Thailand, China and Myanmar are expected to sign a memorandum of understanding (MoU) for the development of the 7,000-megawatt Mong Ton hydropower-plant project on the upper Salween River this year, after Myanmar’s government cancelled its Tasang hydropower project.
Speaking yesterday on behalf of the three countries, Thai Energy Minister Narongchai Akrasanee said Electricity Generation Authority of Thailand International (EGATi) would hold a 40-per-cent stake in the Mong Ton project, China’s giant state enterprise Three Gorges Corp would take a similar stake, and the Myanmar government would hold the remaining 20 per cent.

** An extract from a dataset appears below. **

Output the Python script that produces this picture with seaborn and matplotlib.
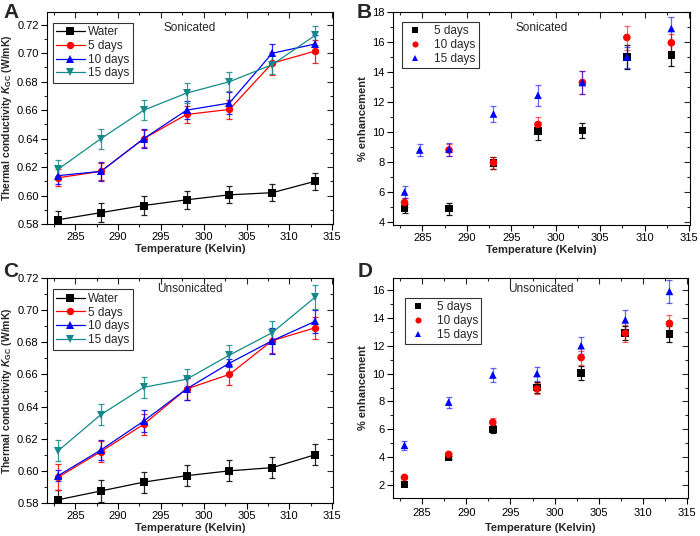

The Mong Ton hydropower project is expected to take five years to construct. In the initial stage, about 700MW of power generation is expected and will be delivered to Myanmar, which still has a shortage of power supply.
The remaining 6,300MW will later be sold back to Thailand under the Kingdom’s plan to purchase power from neighbouring countries, said the minister.
On June 15, Deputy Prime Minister MR Pridiyathorn Devakula, Narongchai and top officials from the Energy Ministry visited Myanmar to sign two MoUs on energy with the country’s electric power minister and energy minister, focusing on exchanges of energy-policy ideas and information for the countries’ mutual benefit.
The first of the MoUs signed that day, between the ministries of energy, is focused on issues such as upstream and downstream petroleum cooperation.
Projects include the development of local and cross-border gas pipelines, exploration and production, capability development of liquefied-natural-gas imports and improvement of oil refineries.
The second MoU, between Thailand’s Energy Ministry and Myanmar’s Electric Power Ministry, emphasises cooperation in the development of power infrastructure, expansion of power-generation cooperation, and the promotion of trade and power connectivity between the two countries.
An anonymous source from the Electricity Generating Authority of Thailand (Egat) said that aside from the hydropower project on the Salween, Myanmar’s 1,360MW Hatgyi Dam hydropower project is expected to see an MoU signed by Thailand, Myanmar and China by the end of this year.
A 36.5-per-cent stake in the Bt81-billion project will be held by EGATi, with 56.5 per cent being shared by China and Myanmar.
Egat also plans to proceed with its US$700-million (Bt23.82 billion) 450MW Mong Kok coal-fired power plant in Myanmar, said the source.
The project will be invested in by Italian-Thai Power, PTT Group and EGATi, with the latter holding a 30-per-cent stake.
Meanwhile, the state enterprise’s 600MW coal-fired power plant in Kengtung is expected to require an investment of about $1-billion.
Ratchaburi Electricity Generating Holding, a subsidiary of Egat, holds a 55-per-cent stake in the project, for which an MoU has been signed.
The Kengtung project is awaiting signature of a memorandum of agreement by year-end before starting construction, said the source.
Ratchaburi Electricity Generating Holding also holds a 45-per-cent stake in a planned 2,460MW coal-fired power plant in Myeik, in southern Myanmar.
The project, expected to be worth $4 billion-$5-billion, is at the feasibility-study stage.